Supplied information:
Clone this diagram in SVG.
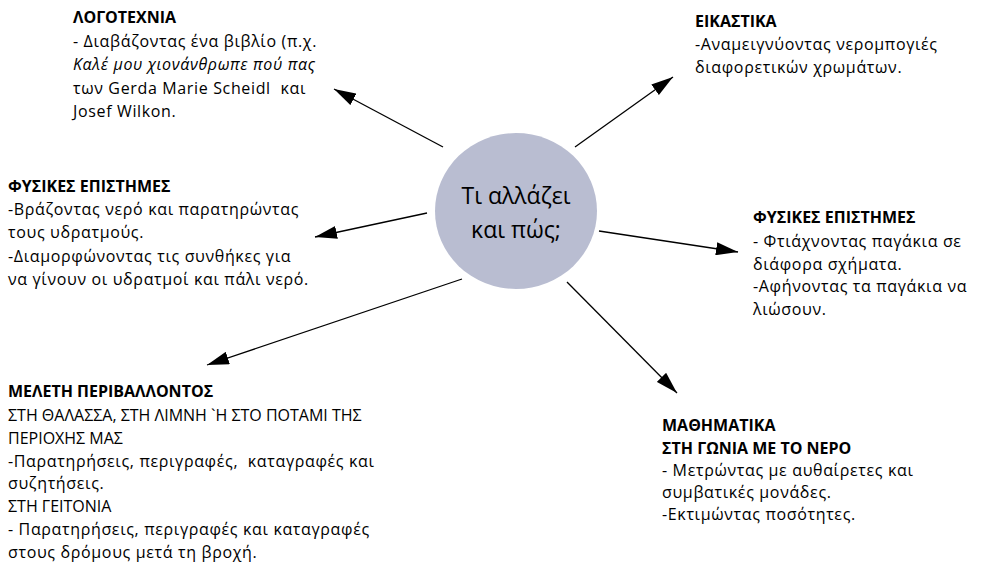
<svg xmlns="http://www.w3.org/2000/svg" width="982" height="568" viewBox="0 0 982 568">
<defs>
<marker id="ah" viewBox="0 0 22 13" refX="22" refY="6.5" markerWidth="22" markerHeight="13" markerUnits="userSpaceOnUse" orient="auto">
<path d="M0,0 L22,6.5 L0,13 Z" fill="#000"/>
</marker>
</defs>
<style>
text{font-family:"Open Sans","Noto Sans",sans-serif;font-size:16px;fill:#000;white-space:pre}
.l{letter-spacing:0.65px}
.b{font-weight:bold}
.i{font-style:italic}
.c{font-size:23px;text-anchor:middle;letter-spacing:0}
.con line{stroke:#000;stroke-width:1.3;marker-end:url(#ah)}
</style>
<rect width="982" height="568" fill="#fff"/>
<g id="center">
<ellipse cx="516" cy="211" rx="81" ry="78" fill="#b9bdd1"/>
<text class="c" x="516" y="204">Τι αλλάζει</text>
<text class="c" x="516" y="238">και πώς;</text>
</g>
<g class="con" id="connectors">
<line x1="443" y1="147" x2="334" y2="89"/>
<line x1="575" y1="147" x2="673" y2="77"/>
<line x1="427" y1="213" x2="315" y2="237"/>
<line x1="599" y1="231" x2="738" y2="252"/>
<line x1="462" y1="279" x2="207" y2="365"/>
<line x1="567" y1="282" x2="677" y2="393"/>
</g>
<g id="logotexnia">
<text class="b" x="73" y="23">ΛΟΓΟΤΕΧΝΙΑ</text>
<text class="l" x="73" y="47">- Διαβάζοντας ένα βιβλίο (π.χ.</text>
<text class="l i" x="73" y="70">Καλέ μου χιονάνθρωπε πού πας</text>
<text class="l" x="73" y="94">των Gerda Marie Scheidl  και</text>
<text class="l" x="73" y="117">Josef Wilkon.</text>
</g>
<g id="eikastika">
<text class="b" x="695" y="27">ΕΙΚΑΣΤΙΚΑ</text>
<text class="l" x="695" y="50">-Αναμειγνύοντας νερομπογιές</text>
<text class="l" x="695" y="73">διαφορετικών χρωμάτων.</text>
</g>
<g id="fysikes-left">
<text class="b" x="8" y="192">ΦΥΣΙΚΕΣ ΕΠΙΣΤΗΜΕΣ</text>
<text class="l" x="8" y="215">-Βράζοντας νερό και παρατηρώντας</text>
<text class="l" x="8" y="238">τους υδρατμούς.</text>
<text class="l" x="8" y="262">-Διαμορφώνοντας τις συνθήκες για</text>
<text class="l" x="8" y="285">να γίνουν οι υδρατμοί και πάλι νερό.</text>
</g>
<g id="fysikes-right">
<text class="b" x="753" y="223">ΦΥΣΙΚΕΣ ΕΠΙΣΤΗΜΕΣ</text>
<text class="l" x="753" y="247">- Φτιάχνοντας παγάκια σε</text>
<text class="l" x="753" y="270">διάφορα σχήματα.</text>
<text class="l" x="753" y="292">-Αφήνοντας τα παγάκια να</text>
<text class="l" x="753" y="315">λιώσουν.</text>
</g>
<g id="meleti">
<text class="b" x="8" y="397">ΜΕΛΕΤΗ ΠΕΡΙΒΑΛΛΟΝΤΟΣ</text>
<text x="8" y="421">ΣΤΗ ΘΑΛΑΣΣΑ, ΣΤΗ ΛΙΜΝΗ `Η ΣΤΟ ΠΟΤΑΜΙ ΤΗΣ</text>
<text x="8" y="444">ΠΕΡΙΟΧΗΣ ΜΑΣ</text>
<text class="l" x="8" y="467">-Παρατηρήσεις, περιγραφές,  καταγραφές και</text>
<text class="l" x="8" y="489">συζητήσεις.</text>
<text x="8" y="512">ΣΤΗ ΓΕΙΤΟΝΙΑ</text>
<text class="l" x="8" y="535">- Παρατηρήσεις, περιγραφές και καταγραφές</text>
<text class="l" x="8" y="558">στους δρόμους μετά τη βροχή.</text>
</g>
<g id="mathimatika">
<text class="b" x="662" y="431">ΜΑΘΗΜΑΤΙΚΑ</text>
<text class="b" x="662" y="454">ΣΤΗ ΓΩΝΙΑ ΜΕ ΤΟ ΝΕΡΟ</text>
<text class="l" x="662" y="476">- Μετρώντας με αυθαίρετες και</text>
<text class="l" x="662" y="498">συμβατικές μονάδες.</text>
<text class="l" x="662" y="520">-Εκτιμώντας ποσότητες.</text>
</g>
</svg>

Challenge: Every line of the material is to be quoted exactly, with no pictures carried over.

Output for this task:
Clone this diagram in SVG.
<svg xmlns="http://www.w3.org/2000/svg" width="982" height="568" viewBox="0 0 982 568">
<defs>
<marker id="ah" viewBox="0 0 22 13" refX="22" refY="6.5" markerWidth="22" markerHeight="13" markerUnits="userSpaceOnUse" orient="auto">
<path d="M0,0 L22,6.5 L0,13 Z" fill="#000"/>
</marker>
</defs>
<style>
text{font-family:"Open Sans","Noto Sans",sans-serif;font-size:16px;fill:#000;white-space:pre}
.l{letter-spacing:0.65px}
.b{font-weight:bold}
.i{font-style:italic}
.c{font-size:23px;text-anchor:middle;letter-spacing:0}
.con line{stroke:#000;stroke-width:1.3;marker-end:url(#ah)}
</style>
<rect width="982" height="568" fill="#fff"/>
<g id="center">
<ellipse cx="516" cy="211" rx="81" ry="78" fill="#b9bdd1"/>
<text class="c" x="516" y="204">Τι αλλάζει</text>
<text class="c" x="516" y="238">και πώς;</text>
</g>
<g class="con" id="connectors">
<line x1="443" y1="147" x2="334" y2="89"/>
<line x1="575" y1="147" x2="673" y2="77"/>
<line x1="427" y1="213" x2="315" y2="237"/>
<line x1="599" y1="231" x2="738" y2="252"/>
<line x1="462" y1="279" x2="207" y2="365"/>
<line x1="567" y1="282" x2="677" y2="393"/>
</g>
<g id="logotexnia">
<text class="b" x="73" y="23">ΛΟΓΟΤΕΧΝΙΑ</text>
<text class="l" x="73" y="47">- Διαβάζοντας ένα βιβλίο (π.χ.</text>
<text class="l i" x="73" y="70">Καλέ μου χιονάνθρωπε πού πας</text>
<text class="l" x="73" y="94">των Gerda Marie Scheidl  και</text>
<text class="l" x="73" y="117">Josef Wilkon.</text>
</g>
<g id="eikastika">
<text class="b" x="695" y="27">ΕΙΚΑΣΤΙΚΑ</text>
<text class="l" x="695" y="50">-Αναμειγνύοντας νερομπογιές</text>
<text class="l" x="695" y="73">διαφορετικών χρωμάτων.</text>
</g>
<g id="fysikes-left">
<text class="b" x="8" y="192">ΦΥΣΙΚΕΣ ΕΠΙΣΤΗΜΕΣ</text>
<text class="l" x="8" y="215">-Βράζοντας νερό και παρατηρώντας</text>
<text class="l" x="8" y="238">τους υδρατμούς.</text>
<text class="l" x="8" y="262">-Διαμορφώνοντας τις συνθήκες για</text>
<text class="l" x="8" y="285">να γίνουν οι υδρατμοί και πάλι νερό.</text>
</g>
<g id="fysikes-right">
<text class="b" x="753" y="223">ΦΥΣΙΚΕΣ ΕΠΙΣΤΗΜΕΣ</text>
<text class="l" x="753" y="247">- Φτιάχνοντας παγάκια σε</text>
<text class="l" x="753" y="270">διάφορα σχήματα.</text>
<text class="l" x="753" y="292">-Αφήνοντας τα παγάκια να</text>
<text class="l" x="753" y="315">λιώσουν.</text>
</g>
<g id="meleti">
<text class="b" x="8" y="397">ΜΕΛΕΤΗ ΠΕΡΙΒΑΛΛΟΝΤΟΣ</text>
<text x="8" y="421">ΣΤΗ ΘΑΛΑΣΣΑ, ΣΤΗ ΛΙΜΝΗ `Η ΣΤΟ ΠΟΤΑΜΙ ΤΗΣ</text>
<text x="8" y="444">ΠΕΡΙΟΧΗΣ ΜΑΣ</text>
<text class="l" x="8" y="467">-Παρατηρήσεις, περιγραφές,  καταγραφές και</text>
<text class="l" x="8" y="489">συζητήσεις.</text>
<text x="8" y="512">ΣΤΗ ΓΕΙΤΟΝΙΑ</text>
<text class="l" x="8" y="535">- Παρατηρήσεις, περιγραφές και καταγραφές</text>
<text class="l" x="8" y="558">στους δρόμους μετά τη βροχή.</text>
</g>
<g id="mathimatika">
<text class="b" x="662" y="431">ΜΑΘΗΜΑΤΙΚΑ</text>
<text class="b" x="662" y="454">ΣΤΗ ΓΩΝΙΑ ΜΕ ΤΟ ΝΕΡΟ</text>
<text class="l" x="662" y="476">- Μετρώντας με αυθαίρετες και</text>
<text class="l" x="662" y="498">συμβατικές μονάδες.</text>
<text class="l" x="662" y="520">-Εκτιμώντας ποσότητες.</text>
</g>
</svg>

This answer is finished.